Sayang Mustofa tak lagi bisa menjumpai Lik Parto. Sudah setahun terakhir ini Lik Parto tak kelihatan lagi, entah pergi kemana. Keberadaannya sulit untuk dicari, karena Lik Parto tak mempunyai satupun alat dan channel komunikasi. Saudara atau kenalan yang bisa ditanyai juga tak ada.
“Mumus, kalau Lik Parto masih ada kita bisa bertanya soal semua ini,” kata Bondan.
“Iya, Lik Parto menghilang seperti raib ditelan bumi,”
“Jangan-jangan dia sudah jadi tokoh yang lagi viral itu?” ujar Bondan.
“Siapa itu?”
“Itu tokoh yang bisa jadi segala sesuatu,”
“Ah, nggak ngerti aku,” kata Mustofa sambil garuk kepala.
“Mukidi, siapa tahu Lik Parto sudah jadi Mukidi,”

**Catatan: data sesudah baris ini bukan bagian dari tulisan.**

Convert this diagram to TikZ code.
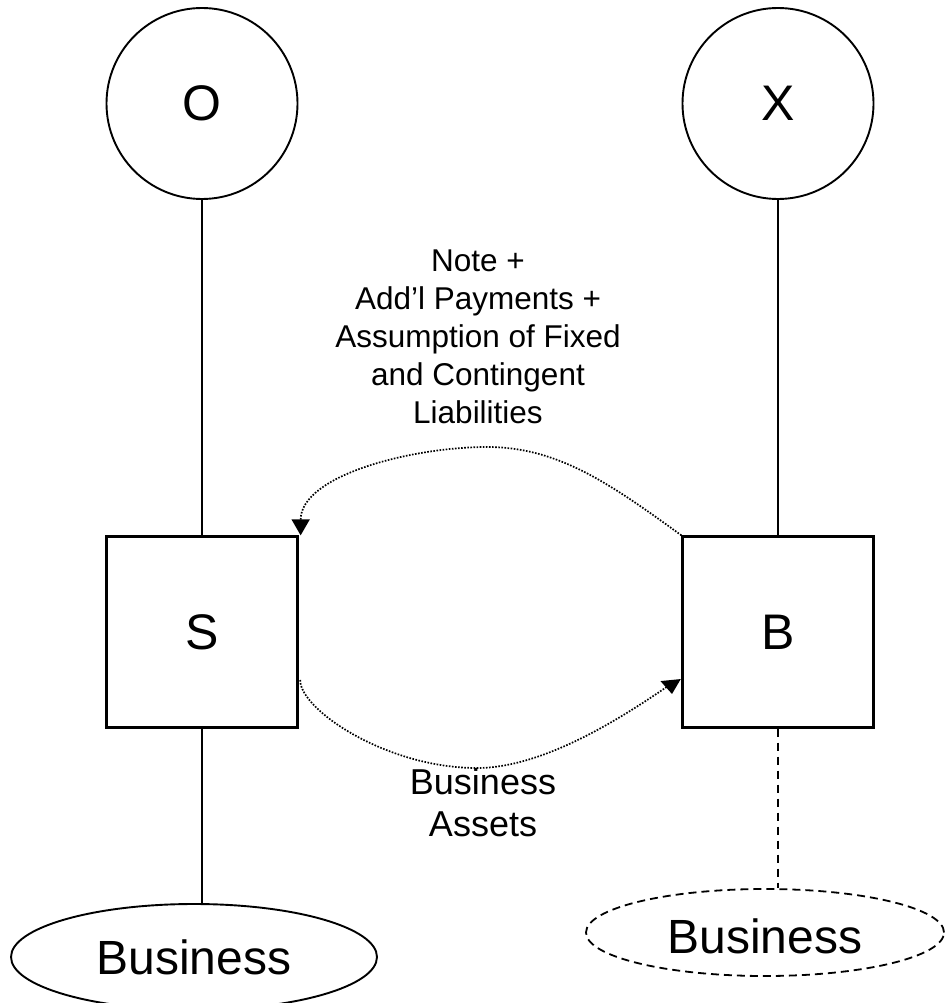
\documentclass[tikz,border=0pt]{standalone}
\usepackage{fontspec}
\setmainfont{Liberation Sans}
\usetikzlibrary{shapes.geometric,arrows.meta}
\begin{document}
\begin{tikzpicture}[x=1pt,y=-1pt,
  party/.style={circle,draw,line width=1.9pt,minimum size=191pt,inner sep=0pt,
    font=\fontsize{50}{60}\selectfont},
  entity/.style={rectangle,draw,line width=2.8pt,minimum size=190.5pt,inner sep=0pt,
    font=\fontsize{50}{60}\selectfont},
  biz/.style={ellipse,draw,line width=1.9pt,inner sep=0pt,
    font=\fontsize{48}{58}\selectfont},
  own/.style={line width=2pt},
  future/.style={line width=2.3pt,dash pattern=on 8pt off 6pt},
  flow/.style={line width=1.7pt,dash pattern=on 1.6pt off 1.5pt},
  caption/.style={align=center,inner sep=0pt}
]
\fill[white] (0,0) rectangle (946,1003);
\useasboundingbox (0,0) rectangle (946,1003);

% owners and entities
\node[party] (O) at (202,103.5) {O};
\node[party] (X) at (778,103.5) {X};
\node[entity] (S) at (202,632) {S};
\node[entity] (B) at (778,632) {B};

% the business before and after the sale
\node[biz,minimum width=366pt,minimum height=106pt] (bizS) at (194,957) {Business};
\node[biz,line width=1.8pt,dash pattern=on 8pt off 5pt,
      minimum width=358pt,minimum height=87pt,text height=43pt] (bizB) at (765,932.5) {Business};

% ownership lines
\draw[own] (O) -- (S);
\draw[own] (X) -- (B);
\draw[own] (S.south) -- (S.south |- bizS.north);
\draw[future] (B.south) -- (B.south |- bizB.north);

% transfer labels
\node[caption,font=\fontsize{31.5}{38}\selectfont] (terms) at (478,337)
  {Note +\\Add’l Payments +\\Assumption of Fixed\\and Contingent\\Liabilities};
\node[caption,font=\fontsize{36}{42}\selectfont] (assets) at (483,803)
  {Business\\Assets};

% transfer arrows
\coordinate (topbend) at (487,447);
\coordinate (lowbend) at (477,768);
\coordinate (assetstip) at (672,694);

\draw[flow,-{Triangle[width=18pt,length=16pt]}]
  (B.north west) .. controls +(-73,-53) and +(70,0) .. (topbend)
  .. controls +(-75,0) and +(0,-60) .. ([xshift=2pt]S.north east);

\draw[flow,-{Triangle[width=20pt,length=14pt]}]
  ([xshift=1.5pt,yshift=-48pt]S.east) .. controls +(0,30) and +(-90,0) .. (lowbend)
  .. controls +(70,0) and +(-41,28) .. ([xshift=-1pt,yshift=10pt]assetstip)
  -- (assetstip);
\end{tikzpicture}
\end{document}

Mustofa tetap tidak paham siapa Mukidi itu. Tapi pura-pura mengiyakan, sambil membayangkan andai Mukidi ada di Sungai Karang Mumus. Bayangan sekenanya saja, toh, Karang Mumus sudah biasa ditangani dengan sekenanya saja. Jadi apa salahnya Mustofa membayangkan sesuka-sukanya, dalam bayangan Mustofa andai Mukidi di Sungai Karang Mumus mungkin imutnya dan lucunya akan mengalahkan Timpakul yang kini mulai jarang terlihat lagi di sepanjang tepian lumpur Sungai Karang Mumus.